LAST month, the president of Interpol, Meng Hongwei, made a trip back to China — and promptly vanished. His wife hadn’t heard from him since September 25 when he sent her via text message an emoji of a knife, an ominous sign.
After a week of waiting, during which she was unable to reach her husband, Grace Meng informed the French police on October 4, and news of Meng’s disappearance became public. It was only on October 8, after a meeting of its Communist Party committee in the small hours, did the ministry announce that Meng had been detained pending investigation into charges of corruption.
Subsequently, Interpol received a message from Meng announcing his resignation, effective immediately.
It was unclear if the alleged offenses occurred before or after Meng assumed the presidency of Interpol in November 2016, the first Chinese national to lead the international criminal police organization, headquartered in Lyon, France.
As is normally the case, Meng’s name was put forward by the Chinese government. It certainly added to the country’s luster that a vice minister of China’s Ministry of Public Security was considered fit to lead Interpol. But now, it seems, China may have picked the wrong man, one who, according to the ministry’s website, turns out to be corrupt.
China’s global influence has been expanding as the country continues to rise in economic, political, diplomatic and military terms. There has been a growing trend in the last dozen years for Chinese nationals to assume leadership positions in global institutions. The process is still continuing but, as the Meng case shows, China needs to pick the right people to nominate. Otherwise, such nominees will negatively affect China’s image and undermine confidence in other Chinese who lead global institutions.
The way China has handled the Meng case is baffling. It did not even inform Interpol that it was holding its president on suspected corruption charges until almost two weeks after detaining him, and until the French police had started investigating his disappearance. Of course, Meng is a Chinese national subject to Chinese law, but it is seriously disrespectful to Interpol, to say the least, not to inform the organization.
Aside from Interpol, Chinese nationals today also hold key posts in the World Bank, the International Monetary Fund, the World Trade Organization, the International Civil Aviation Organization and the International Telecommunications Union.
Interestingly enough, the first Chinese national to lead a key global body was a woman doctor from Hong Kong, Margaret Chan. She was director of health in Hong Kong for nine years and dealt with the bird flu crisis of 1997 and the far graver SARS crisis of 2002-2003. She joined the WHO in 2003 as director of the Department for Protection of the Human Environment.

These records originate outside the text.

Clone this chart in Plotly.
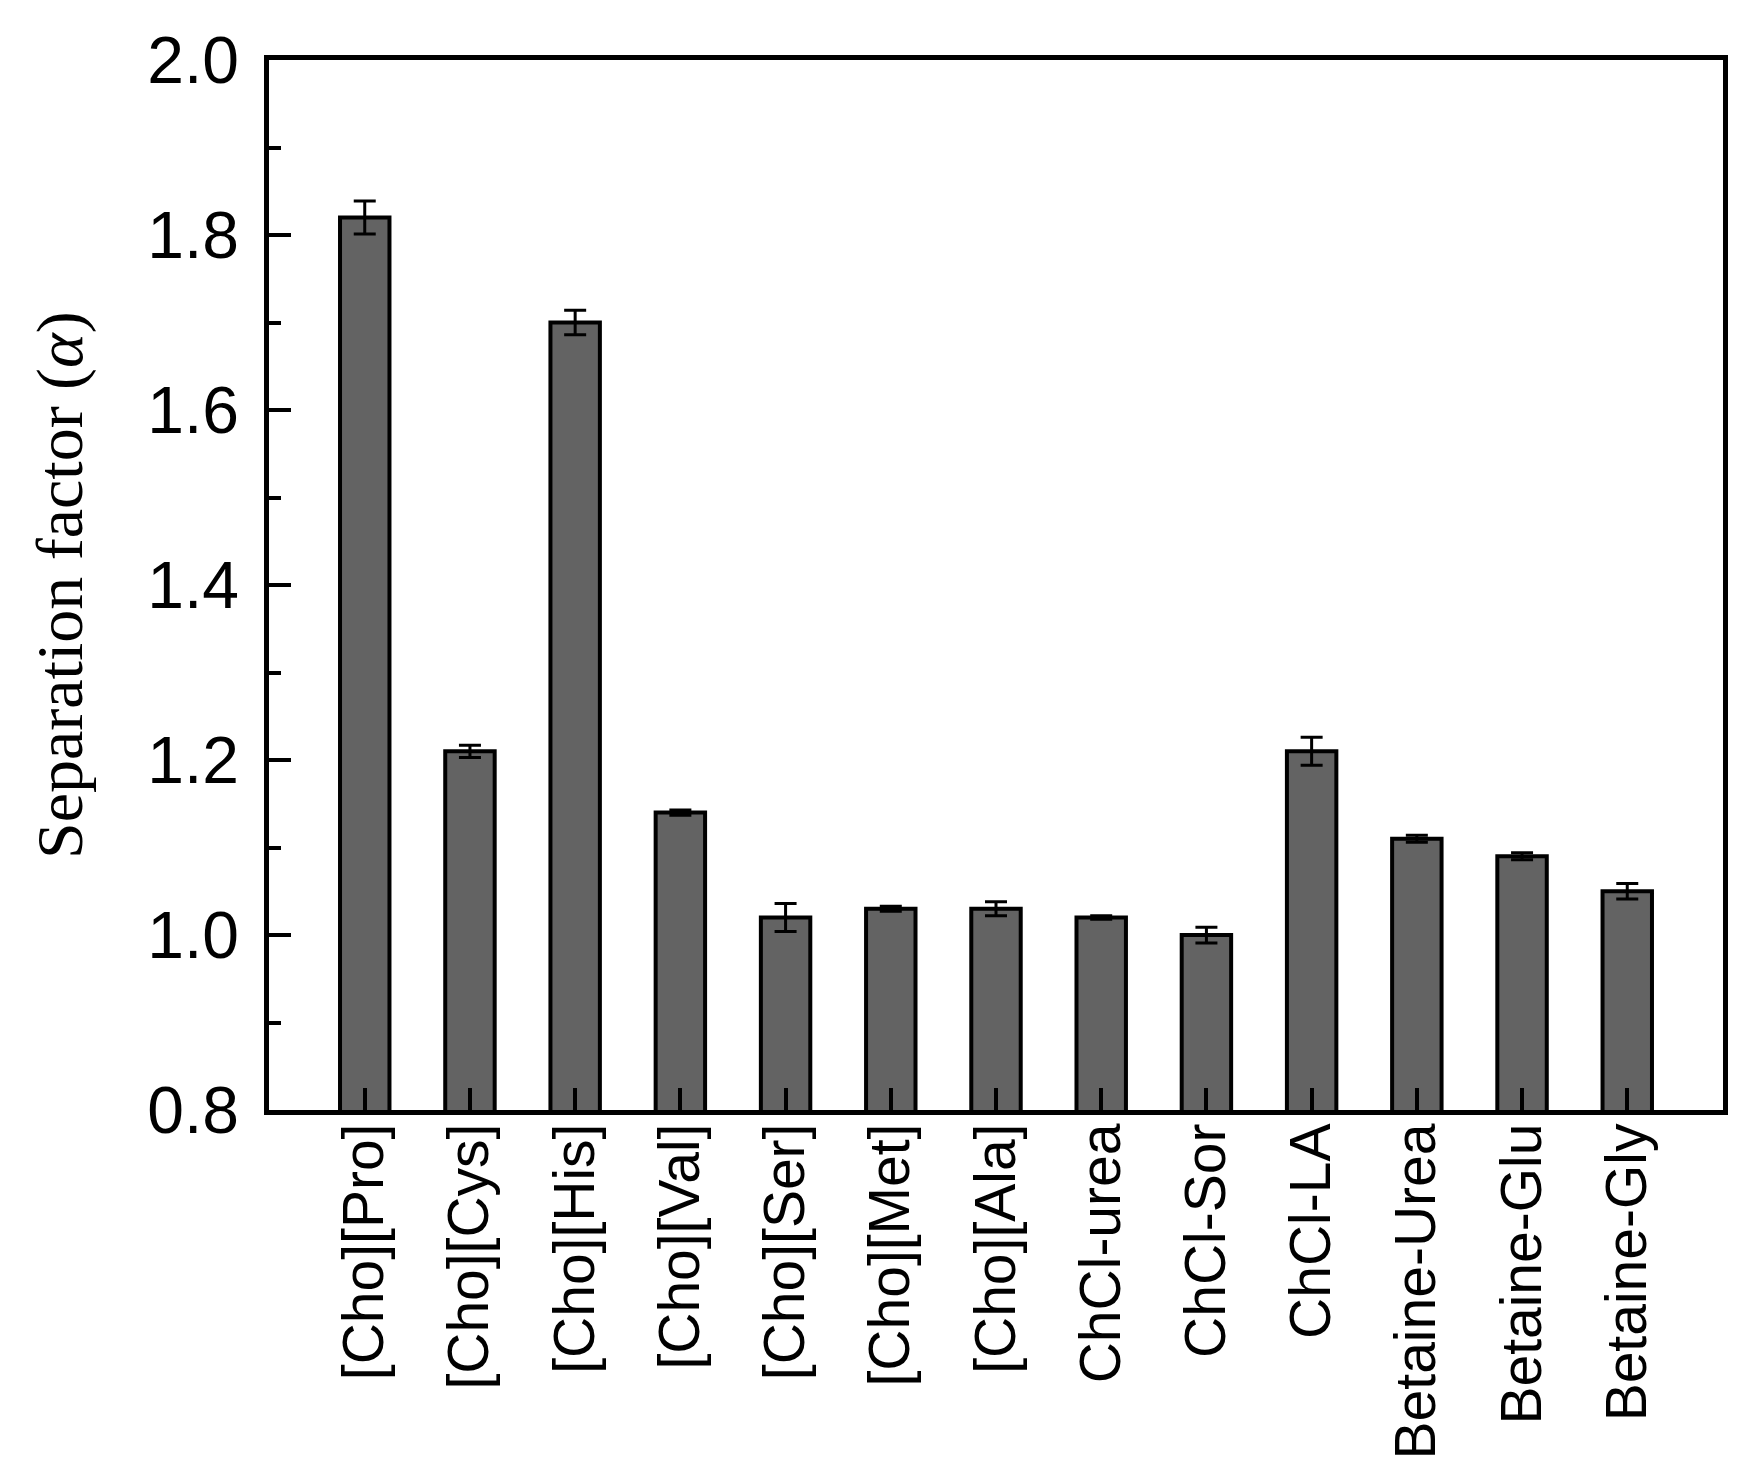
import plotly.graph_objects as go

# separation factor for each ionic liquid / DES, with error bars
solvents = ["[Cho][Pro]", "[Cho][Cys]", "[Cho][His]", "[Cho][Val]", "[Cho][Ser]",
            "[Cho][Met]", "[Cho][Ala]", "ChCl-urea", "ChCl-Sor", "ChCl-LA",
            "Betaine-Urea", "Betaine-Glu", "Betaine-Gly"]
alpha = [1.82, 1.21, 1.70, 1.14, 1.02, 1.03, 1.03, 1.02, 1.00, 1.21, 1.11, 1.09, 1.05]
alpha_err = [0.019, 0.007, 0.014, 0.003, 0.016, 0.003, 0.008, 0.002, 0.009, 0.016, 0.004, 0.004, 0.009]

y_ticks = [0.8, 1.0, 1.2, 1.4, 1.6, 1.8, 2.0]

fig = go.Figure(go.Bar(
    x=solvents, y=alpha,
    width=0.47,
    marker=dict(color="#636363", line=dict(color="black", width=4)),
    error_y=dict(type="data", array=alpha_err, color="black", thickness=3, width=11),
))

fig.update_layout(
    width=1746, height=1472,
    margin=dict(l=261, r=31, t=52, b=370),
    plot_bgcolor="white", paper_bgcolor="white",
    showlegend=False,
    # y title placed by hand, left of the tick labels
    annotations=[dict(
        text="Separation factor (<i>α</i>)",
        textangle=-90,
        xref="paper", yref="paper",
        x=(52 - 261) / 1454, y=0.5,
        xanchor="center", yanchor="middle",
        showarrow=False,
        font=dict(family="Times New Roman, Liberation Serif", size=66, color="black"),
    )],
)

fig.update_xaxes(
    range=[-0.91, 12.91],
    showline=True, linecolor="black", linewidth=4.5, mirror=True,
    ticks="inside", ticklen=22, tickwidth=4, tickcolor="black",
    tickangle=-90, ticklabelstandoff=-14,
    tickfont=dict(family="Arial, Liberation Sans", size=57, color="black"),
    showgrid=False,
)

fig.update_yaxes(
    range=[0.8, 2.0],
    tickvals=y_ticks, tickformat=".1f",
    showline=True, linecolor="black", linewidth=4.5, mirror=True,
    ticks="inside", ticklen=22, tickwidth=4, tickcolor="black",
    ticklabelstandoff=12,
    minor=dict(dtick=0.1, ticks="inside", ticklen=12, tickwidth=4, tickcolor="black"),
    tickfont=dict(family="Arial, Liberation Sans", size=66, color="black"),
    showgrid=False, zeroline=False,
)

fig.write_html("out.html")
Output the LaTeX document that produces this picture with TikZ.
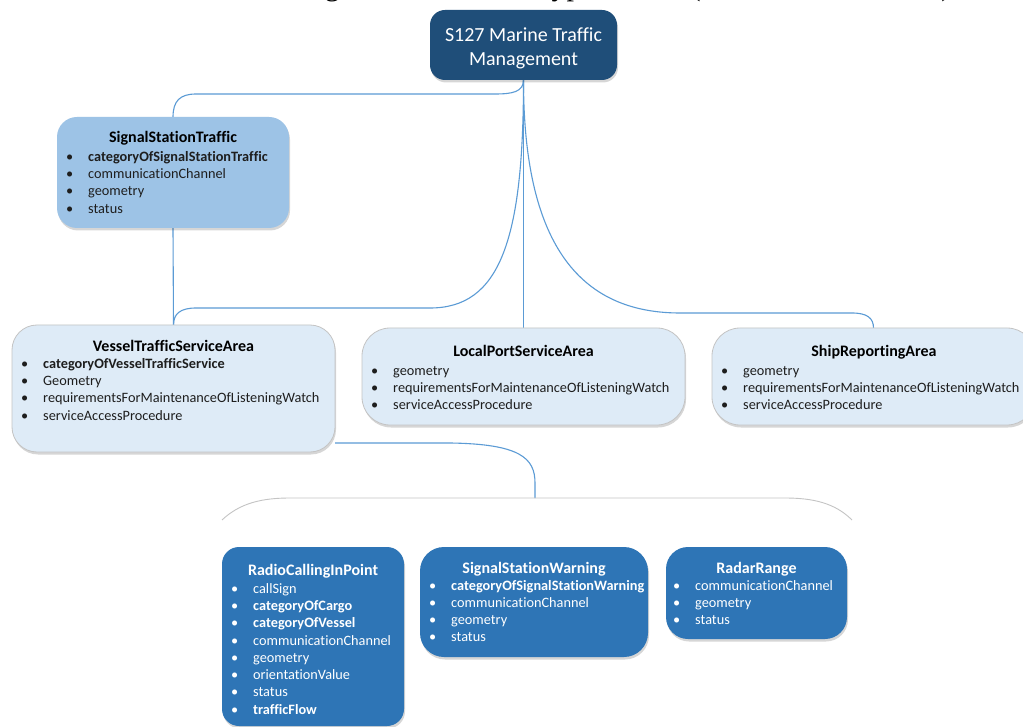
\documentclass[tikz,border=0pt]{standalone}
\usepackage{fontspec}
\setmainfont{Carlito}[Ligatures=NoCommon]
\newfontfamily\bodyserif{Liberation Serif}
\usetikzlibrary{shadows}

\definecolor{rootblue}{HTML}{1F4E79}
\definecolor{midblue}{HTML}{9DC3E6}
\definecolor{paleblue}{HTML}{DEEBF7}
\definecolor{groupblue}{HTML}{2E75B6}
\definecolor{linkblue}{HTML}{5B9BD5}
\definecolor{edgegray}{HTML}{C4C4C4}
\definecolor{inkgray}{HTML}{1E1E1E}

\pgfdeclarelayer{bg}
\pgfsetlayers{bg,main}

\tikzset{
  box/.style={anchor=north west, inner sep=0pt, outer sep=0pt,
    drop shadow={shadow xshift=1pt, shadow yshift=-2.5pt, opacity=0.16, fill=black}},
  palebox/.style={box, fill=paleblue, draw=edgegray, line width=0.8pt},
  bluebox/.style={box, fill=groupblue},
  ttl/.style={anchor=base, inner sep=0pt, font=\fontsize{16}{20}\selectfont\bfseries},
  darkattr/.style={inner sep=0pt, text=inkgray, font=\fontsize{14.3}{17}\selectfont},
  lightattr/.style={inner sep=0pt, text=white, font=\fontsize{14.3}{17}\selectfont},
  link/.style={draw=linkblue, line width=1.1pt},
}

% one bulleted attribute per line, baselines 17.25pt apart
\newcommand\attrlist[5]{%
  \foreach \t [count=\i from 0] in {#5}{
    \node[#1, anchor=base west] (#2-\i) at (#3, {#4+\i*17.25})
      {\makebox[22pt][l]{\textbullet}\t};
  }}

\begin{document}
\begin{tikzpicture}[x=1pt, y=-1pt]
\begin{pgfonlayer}{bg}
\fill[white] (0,0) rectangle (1023,727);
\end{pgfonlayer}
\useasboundingbox (0,0) rectangle (1023,727);

% running text of the page above the figure
\node[anchor=base east, inner sep=0pt, font=\bodyserif\fontsize{30}{36}\selectfont] (caption)
  at (959,-4) {attributes and metadata related to geometric feature types of the (Information Service).};

% root
\node[box, fill=rootblue, rounded corners=15pt, minimum width=187pt, minimum height=70pt] (root) at (430,10) {};
\node[text=white, align=center, inner sep=0pt, font=\fontsize{20}{23.5}\selectfont] (root-t)
  at (523.5,48.5) {S127 Marine Traffic\\Management};

% SignalStationTraffic
\node[box, fill=midblue, rounded corners=20pt, minimum width=232pt, minimum height=111pt] (sst) at (57,117) {};
\node[ttl] (sst-t) at (173,143) {SignalStationTraffic};
\attrlist{darkattr}{sst}{66}{161.5}{\textbf{categoryOfSignalStationTraffic},communicationChannel,geometry,status}

% VesselTrafficServiceArea
\node[palebox, rounded corners=25pt, minimum width=323pt, minimum height=127pt] (vtsa) at (12,325) {};
\node[ttl] (vtsa-t) at (173.5,351.7) {VesselTrafficServiceArea};
\attrlist{darkattr}{vtsa}{21}{368.3}{\textbf{categoryOfVesselTrafficService},Geometry,requirementsForMaintenanceOfListeningWatch,serviceAccessProcedure}

% LocalPortServiceArea
\node[palebox, rounded corners=28pt, minimum width=323pt, minimum height=97pt] (lpsa) at (362,328) {};
\node[ttl] (lpsa-t) at (523.5,356.7) {LocalPortServiceArea};
\attrlist{darkattr}{lpsa}{371}{375.3}{geometry,requirementsForMaintenanceOfListeningWatch,serviceAccessProcedure}

% ShipReportingArea
\node[palebox, rounded corners=28pt, minimum width=323pt, minimum height=97pt] (sra) at (712,328) {};
\node[ttl] (sra-t) at (874,356.7) {ShipReportingArea};
\attrlist{darkattr}{sra}{721}{375.3}{geometry,requirementsForMaintenanceOfListeningWatch,serviceAccessProcedure}

% group outline
\draw[edgegray, line width=0.9pt] (222,520) .. controls (240,503) and (262,498) .. (290,498)
  -- (785,498) .. controls (813,498) and (835,503) .. (852,520);
\coordinate (grp) at (535,498);

% RadioCallingInPoint
\node[bluebox, rounded corners=17pt, minimum width=182pt, minimum height=179pt] (rcip) at (222,547) {};
\node[ttl, text=white] (rcip-t) at (313,575.7) {RadioCallingInPoint};
\attrlist{lightattr}{rcip}{231}{593.3}{callSign,\textbf{categoryOfCargo},\textbf{categoryOfVessel},communicationChannel,geometry,orientationValue,status,\textbf{trafficFlow}}

% SignalStationWarning
\node[bluebox, rounded corners=24pt, minimum width=228pt, minimum height=110pt] (ssw) at (420,547) {};
\node[ttl, text=white] (ssw-t) at (534,573.3) {SignalStationWarning};
\attrlist{lightattr}{ssw}{429}{590}{\textbf{categoryOfSignalStationWarning},communicationChannel,geometry,status}

% RadarRange
\node[bluebox, rounded corners=22pt, minimum width=181pt, minimum height=92pt] (rr) at (666,547) {};
\node[ttl, text=white] (rr-t) at (756.5,573.3) {RadarRange};
\attrlist{lightattr}{rr}{673}{590}{communicationChannel,geometry,status}

% connectors
\begin{pgfonlayer}{bg}
\draw[link] (root.south) .. controls (523.5,92) and (512,94) .. (495,94)
  -- (196,94) .. controls (180,94) and (173,101) .. (sst.north);
\draw[link] (sst.south) -- (vtsa.north);
\draw[link] (root.south) .. controls (523.5,240) and (500,308) .. (430,308)
  -- (196,308) .. controls (180,308) and (173.5,314) .. (vtsa.north);
\draw[link] (root.south) -- (lpsa.north);
\draw[link] (root.south) .. controls (523.5,230) and (570,313) .. (680,313)
  -- (852,313) .. controls (867,313) and (873.5,318) .. (sra.north);
\draw[link] (vtsa.east |- 0,443) -- (450,443) .. controls (520,444) and (535,458) .. (535,483) -- (grp);
\end{pgfonlayer}
\end{tikzpicture}
\end{document}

She then served as director, Communicable Diseases Surveillance and Response and in September 2005 she was named assistant director-general for communicable diseases.
After the sudden death of Director General Lee Jong-wook in 2006, she ran for his post with China’s strong support. However, during her campaign, she said: “You need to leave your nationality behind because you’re serving the world. If elected, I’m not serving Hong Kong’s interests. I’m not serving China’s interests. I’m serving the world’s interests. That’s a very important message to get clear.”
Ironically, while she won her WHO post largely on the strength of her expertise in dealing with infectious diseases, China — the country that sponsored her — was known to have been less than honest in dealing with the world health body during the SARS crisis. At a news conference after her appointment, Chan was asked about her nationality and China’s cover-up during the SARS crisis.
She replied that, being a Chinese national, she hoped that she would have better access to senior levels of the Chinese government.
Perhaps as a result of that relationship, China has significantly improved as far as openness in medical matters is concerned. Their interests collided during SARS, when Hong Kong needed information and Beijing was unwilling to provide it. But, after 2006, their interests largely coincided.
Overall, China should certainly appreciate that Hong Kong, and Chan in particular, was able to help launch Beijing onto the world stage by assuming the top position at a key United Nations body, at a time when China was unable to do it on its own.
It would be good if other Chinese officials serving in global posts, such as Interpol, were able to have the same positive influence as Margaret Chan did and help their home government to institute reforms in their areas of expertise. Of course, China has to pick the right people first.